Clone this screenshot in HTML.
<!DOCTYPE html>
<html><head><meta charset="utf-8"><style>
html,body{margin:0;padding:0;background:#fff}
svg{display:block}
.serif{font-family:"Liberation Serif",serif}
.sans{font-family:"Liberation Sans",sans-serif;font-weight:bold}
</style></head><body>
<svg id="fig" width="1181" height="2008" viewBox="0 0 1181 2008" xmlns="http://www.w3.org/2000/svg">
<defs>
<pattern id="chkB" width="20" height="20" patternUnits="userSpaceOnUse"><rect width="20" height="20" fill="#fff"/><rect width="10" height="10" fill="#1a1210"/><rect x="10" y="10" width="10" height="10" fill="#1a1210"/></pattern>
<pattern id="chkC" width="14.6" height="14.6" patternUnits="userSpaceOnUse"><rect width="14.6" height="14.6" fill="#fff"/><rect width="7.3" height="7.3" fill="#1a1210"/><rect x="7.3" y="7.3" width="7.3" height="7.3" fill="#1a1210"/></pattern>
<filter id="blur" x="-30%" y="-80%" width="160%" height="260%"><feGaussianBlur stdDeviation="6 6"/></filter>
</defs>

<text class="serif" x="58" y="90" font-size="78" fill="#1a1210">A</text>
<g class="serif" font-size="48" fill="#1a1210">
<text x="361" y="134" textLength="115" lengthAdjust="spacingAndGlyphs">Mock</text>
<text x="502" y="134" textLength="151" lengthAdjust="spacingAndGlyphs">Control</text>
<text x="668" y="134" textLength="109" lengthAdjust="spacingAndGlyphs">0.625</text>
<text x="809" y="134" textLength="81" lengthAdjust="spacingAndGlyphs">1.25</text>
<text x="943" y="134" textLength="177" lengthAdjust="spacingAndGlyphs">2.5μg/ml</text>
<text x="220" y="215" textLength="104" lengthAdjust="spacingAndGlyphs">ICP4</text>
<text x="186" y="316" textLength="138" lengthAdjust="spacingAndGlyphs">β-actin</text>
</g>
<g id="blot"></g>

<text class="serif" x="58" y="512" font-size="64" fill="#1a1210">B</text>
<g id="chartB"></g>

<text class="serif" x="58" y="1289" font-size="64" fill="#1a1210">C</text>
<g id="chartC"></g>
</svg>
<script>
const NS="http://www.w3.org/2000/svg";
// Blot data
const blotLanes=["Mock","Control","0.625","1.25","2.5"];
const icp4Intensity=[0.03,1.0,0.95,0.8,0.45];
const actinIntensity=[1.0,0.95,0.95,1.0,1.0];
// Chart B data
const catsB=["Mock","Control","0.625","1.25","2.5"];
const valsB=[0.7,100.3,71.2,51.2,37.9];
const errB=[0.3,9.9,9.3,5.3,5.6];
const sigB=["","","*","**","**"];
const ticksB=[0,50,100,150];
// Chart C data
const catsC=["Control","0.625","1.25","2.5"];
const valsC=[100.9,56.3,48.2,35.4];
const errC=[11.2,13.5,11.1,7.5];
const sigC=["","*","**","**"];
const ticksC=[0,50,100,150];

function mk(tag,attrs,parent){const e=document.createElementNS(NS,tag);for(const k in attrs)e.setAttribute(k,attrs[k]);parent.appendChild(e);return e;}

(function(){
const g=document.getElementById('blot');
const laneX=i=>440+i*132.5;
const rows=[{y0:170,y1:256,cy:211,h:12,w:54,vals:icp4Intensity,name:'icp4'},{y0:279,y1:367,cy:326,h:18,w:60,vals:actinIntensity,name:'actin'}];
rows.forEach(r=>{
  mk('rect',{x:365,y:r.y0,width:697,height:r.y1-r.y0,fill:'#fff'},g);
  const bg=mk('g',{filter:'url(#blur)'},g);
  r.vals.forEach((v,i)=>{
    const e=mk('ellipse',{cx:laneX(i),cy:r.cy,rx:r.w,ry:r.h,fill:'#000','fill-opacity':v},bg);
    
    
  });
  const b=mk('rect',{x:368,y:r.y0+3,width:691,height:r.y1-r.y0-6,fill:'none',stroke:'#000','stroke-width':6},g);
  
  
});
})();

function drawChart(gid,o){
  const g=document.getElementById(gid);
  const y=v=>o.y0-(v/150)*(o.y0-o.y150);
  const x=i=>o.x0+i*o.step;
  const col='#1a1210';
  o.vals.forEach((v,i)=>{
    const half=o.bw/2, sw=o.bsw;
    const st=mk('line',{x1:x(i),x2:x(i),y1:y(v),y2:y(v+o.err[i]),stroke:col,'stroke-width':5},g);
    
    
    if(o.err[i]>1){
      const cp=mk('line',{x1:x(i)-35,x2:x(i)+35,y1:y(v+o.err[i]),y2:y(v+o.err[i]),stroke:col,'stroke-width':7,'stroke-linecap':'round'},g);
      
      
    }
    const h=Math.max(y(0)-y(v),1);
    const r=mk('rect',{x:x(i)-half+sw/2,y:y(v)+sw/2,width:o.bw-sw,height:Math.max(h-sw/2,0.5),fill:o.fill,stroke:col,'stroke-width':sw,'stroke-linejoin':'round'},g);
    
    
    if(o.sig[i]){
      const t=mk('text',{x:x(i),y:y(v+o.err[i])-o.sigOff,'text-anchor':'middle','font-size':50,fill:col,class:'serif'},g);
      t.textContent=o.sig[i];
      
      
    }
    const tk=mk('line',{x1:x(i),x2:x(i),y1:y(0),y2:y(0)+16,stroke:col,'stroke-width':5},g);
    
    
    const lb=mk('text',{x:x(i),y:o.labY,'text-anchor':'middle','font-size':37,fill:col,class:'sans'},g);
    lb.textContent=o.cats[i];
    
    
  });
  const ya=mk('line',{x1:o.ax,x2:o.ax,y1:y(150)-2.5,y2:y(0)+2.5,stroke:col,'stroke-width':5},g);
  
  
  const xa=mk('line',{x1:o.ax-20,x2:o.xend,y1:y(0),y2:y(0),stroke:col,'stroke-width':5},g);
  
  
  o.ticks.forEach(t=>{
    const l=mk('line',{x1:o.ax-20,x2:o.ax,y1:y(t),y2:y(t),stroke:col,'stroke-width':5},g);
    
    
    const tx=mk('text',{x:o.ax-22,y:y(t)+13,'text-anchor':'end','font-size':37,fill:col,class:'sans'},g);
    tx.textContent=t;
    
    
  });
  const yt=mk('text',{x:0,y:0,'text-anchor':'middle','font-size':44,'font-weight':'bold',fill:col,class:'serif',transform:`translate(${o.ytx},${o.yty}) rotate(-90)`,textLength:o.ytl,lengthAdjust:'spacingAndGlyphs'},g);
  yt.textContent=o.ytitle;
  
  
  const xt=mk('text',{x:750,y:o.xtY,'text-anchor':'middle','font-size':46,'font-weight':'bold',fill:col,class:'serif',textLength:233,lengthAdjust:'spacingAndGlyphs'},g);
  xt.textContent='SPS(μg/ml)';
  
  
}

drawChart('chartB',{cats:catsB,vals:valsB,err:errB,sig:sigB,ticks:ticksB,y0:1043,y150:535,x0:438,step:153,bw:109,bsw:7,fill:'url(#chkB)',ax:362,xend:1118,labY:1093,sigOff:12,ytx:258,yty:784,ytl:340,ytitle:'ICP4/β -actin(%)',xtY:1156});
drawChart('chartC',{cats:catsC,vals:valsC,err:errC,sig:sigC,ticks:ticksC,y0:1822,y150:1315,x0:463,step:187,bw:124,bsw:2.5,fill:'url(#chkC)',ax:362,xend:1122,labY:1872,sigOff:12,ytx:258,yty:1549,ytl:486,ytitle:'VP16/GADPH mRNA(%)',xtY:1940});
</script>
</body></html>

▬▬▬

Would you copy out each line exactly as written?

Clone this screenshot in HTML.
<!DOCTYPE html>
<html><head><meta charset="utf-8"><style>
html,body{margin:0;padding:0;background:#fff}
svg{display:block}
.serif{font-family:"Liberation Serif",serif}
.sans{font-family:"Liberation Sans",sans-serif;font-weight:bold}
</style></head><body>
<svg id="fig" width="1181" height="2008" viewBox="0 0 1181 2008" xmlns="http://www.w3.org/2000/svg">
<defs>
<pattern id="chkB" width="20" height="20" patternUnits="userSpaceOnUse"><rect width="20" height="20" fill="#fff"/><rect width="10" height="10" fill="#1a1210"/><rect x="10" y="10" width="10" height="10" fill="#1a1210"/></pattern>
<pattern id="chkC" width="14.6" height="14.6" patternUnits="userSpaceOnUse"><rect width="14.6" height="14.6" fill="#fff"/><rect width="7.3" height="7.3" fill="#1a1210"/><rect x="7.3" y="7.3" width="7.3" height="7.3" fill="#1a1210"/></pattern>
<filter id="blur" x="-30%" y="-80%" width="160%" height="260%"><feGaussianBlur stdDeviation="6 6"/></filter>
</defs>

<text class="serif" x="58" y="90" font-size="78" fill="#1a1210">A</text>
<g class="serif" font-size="48" fill="#1a1210">
<text x="361" y="134" textLength="115" lengthAdjust="spacingAndGlyphs">Mock</text>
<text x="502" y="134" textLength="151" lengthAdjust="spacingAndGlyphs">Control</text>
<text x="668" y="134" textLength="109" lengthAdjust="spacingAndGlyphs">0.625</text>
<text x="809" y="134" textLength="81" lengthAdjust="spacingAndGlyphs">1.25</text>
<text x="943" y="134" textLength="177" lengthAdjust="spacingAndGlyphs">2.5μg/ml</text>
<text x="220" y="215" textLength="104" lengthAdjust="spacingAndGlyphs">ICP4</text>
<text x="186" y="316" textLength="138" lengthAdjust="spacingAndGlyphs">β-actin</text>
</g>
<g id="blot"></g>

<text class="serif" x="58" y="512" font-size="64" fill="#1a1210">B</text>
<g id="chartB"></g>

<text class="serif" x="58" y="1289" font-size="64" fill="#1a1210">C</text>
<g id="chartC"></g>
</svg>
<script>
const NS="http://www.w3.org/2000/svg";
// Blot data
const blotLanes=["Mock","Control","0.625","1.25","2.5"];
const icp4Intensity=[0.03,1.0,0.95,0.8,0.45];
const actinIntensity=[1.0,0.95,0.95,1.0,1.0];
// Chart B data
const catsB=["Mock","Control","0.625","1.25","2.5"];
const valsB=[0.7,100.3,71.2,51.2,37.9];
const errB=[0.3,9.9,9.3,5.3,5.6];
const sigB=["","","*","**","**"];
const ticksB=[0,50,100,150];
// Chart C data
const catsC=["Control","0.625","1.25","2.5"];
const valsC=[100.9,56.3,48.2,35.4];
const errC=[11.2,13.5,11.1,7.5];
const sigC=["","*","**","**"];
const ticksC=[0,50,100,150];

function mk(tag,attrs,parent){const e=document.createElementNS(NS,tag);for(const k in attrs)e.setAttribute(k,attrs[k]);parent.appendChild(e);return e;}

(function(){
const g=document.getElementById('blot');
const laneX=i=>440+i*132.5;
const rows=[{y0:170,y1:256,cy:211,h:12,w:54,vals:icp4Intensity,name:'icp4'},{y0:279,y1:367,cy:326,h:18,w:60,vals:actinIntensity,name:'actin'}];
rows.forEach(r=>{
  mk('rect',{x:365,y:r.y0,width:697,height:r.y1-r.y0,fill:'#fff'},g);
  const bg=mk('g',{filter:'url(#blur)'},g);
  r.vals.forEach((v,i)=>{
    const e=mk('ellipse',{cx:laneX(i),cy:r.cy,rx:r.w,ry:r.h,fill:'#000','fill-opacity':v},bg);
    
    
  });
  const b=mk('rect',{x:368,y:r.y0+3,width:691,height:r.y1-r.y0-6,fill:'none',stroke:'#000','stroke-width':6},g);
  
  
});
})();

function drawChart(gid,o){
  const g=document.getElementById(gid);
  const y=v=>o.y0-(v/150)*(o.y0-o.y150);
  const x=i=>o.x0+i*o.step;
  const col='#1a1210';
  o.vals.forEach((v,i)=>{
    const half=o.bw/2, sw=o.bsw;
    const st=mk('line',{x1:x(i),x2:x(i),y1:y(v),y2:y(v+o.err[i]),stroke:col,'stroke-width':5},g);
    
    
    if(o.err[i]>1){
      const cp=mk('line',{x1:x(i)-35,x2:x(i)+35,y1:y(v+o.err[i]),y2:y(v+o.err[i]),stroke:col,'stroke-width':7,'stroke-linecap':'round'},g);
      
      
    }
    const h=Math.max(y(0)-y(v),1);
    const r=mk('rect',{x:x(i)-half+sw/2,y:y(v)+sw/2,width:o.bw-sw,height:Math.max(h-sw/2,0.5),fill:o.fill,stroke:col,'stroke-width':sw,'stroke-linejoin':'round'},g);
    
    
    if(o.sig[i]){
      const t=mk('text',{x:x(i),y:y(v+o.err[i])-o.sigOff,'text-anchor':'middle','font-size':50,fill:col,class:'serif'},g);
      t.textContent=o.sig[i];
      
      
    }
    const tk=mk('line',{x1:x(i),x2:x(i),y1:y(0),y2:y(0)+16,stroke:col,'stroke-width':5},g);
    
    
    const lb=mk('text',{x:x(i),y:o.labY,'text-anchor':'middle','font-size':37,fill:col,class:'sans'},g);
    lb.textContent=o.cats[i];
    
    
  });
  const ya=mk('line',{x1:o.ax,x2:o.ax,y1:y(150)-2.5,y2:y(0)+2.5,stroke:col,'stroke-width':5},g);
  
  
  const xa=mk('line',{x1:o.ax-20,x2:o.xend,y1:y(0),y2:y(0),stroke:col,'stroke-width':5},g);
  
  
  o.ticks.forEach(t=>{
    const l=mk('line',{x1:o.ax-20,x2:o.ax,y1:y(t),y2:y(t),stroke:col,'stroke-width':5},g);
    
    
    const tx=mk('text',{x:o.ax-22,y:y(t)+13,'text-anchor':'end','font-size':37,fill:col,class:'sans'},g);
    tx.textContent=t;
    
    
  });
  const yt=mk('text',{x:0,y:0,'text-anchor':'middle','font-size':44,'font-weight':'bold',fill:col,class:'serif',transform:`translate(${o.ytx},${o.yty}) rotate(-90)`,textLength:o.ytl,lengthAdjust:'spacingAndGlyphs'},g);
  yt.textContent=o.ytitle;
  
  
  const xt=mk('text',{x:750,y:o.xtY,'text-anchor':'middle','font-size':46,'font-weight':'bold',fill:col,class:'serif',textLength:233,lengthAdjust:'spacingAndGlyphs'},g);
  xt.textContent='SPS(μg/ml)';
  
  
}

drawChart('chartB',{cats:catsB,vals:valsB,err:errB,sig:sigB,ticks:ticksB,y0:1043,y150:535,x0:438,step:153,bw:109,bsw:7,fill:'url(#chkB)',ax:362,xend:1118,labY:1093,sigOff:12,ytx:258,yty:784,ytl:340,ytitle:'ICP4/β -actin(%)',xtY:1156});
drawChart('chartC',{cats:catsC,vals:valsC,err:errC,sig:sigC,ticks:ticksC,y0:1822,y150:1315,x0:463,step:187,bw:124,bsw:2.5,fill:'url(#chkC)',ax:362,xend:1122,labY:1872,sigOff:12,ytx:258,yty:1549,ytl:486,ytitle:'VP16/GADPH mRNA(%)',xtY:1940});
</script>
</body></html>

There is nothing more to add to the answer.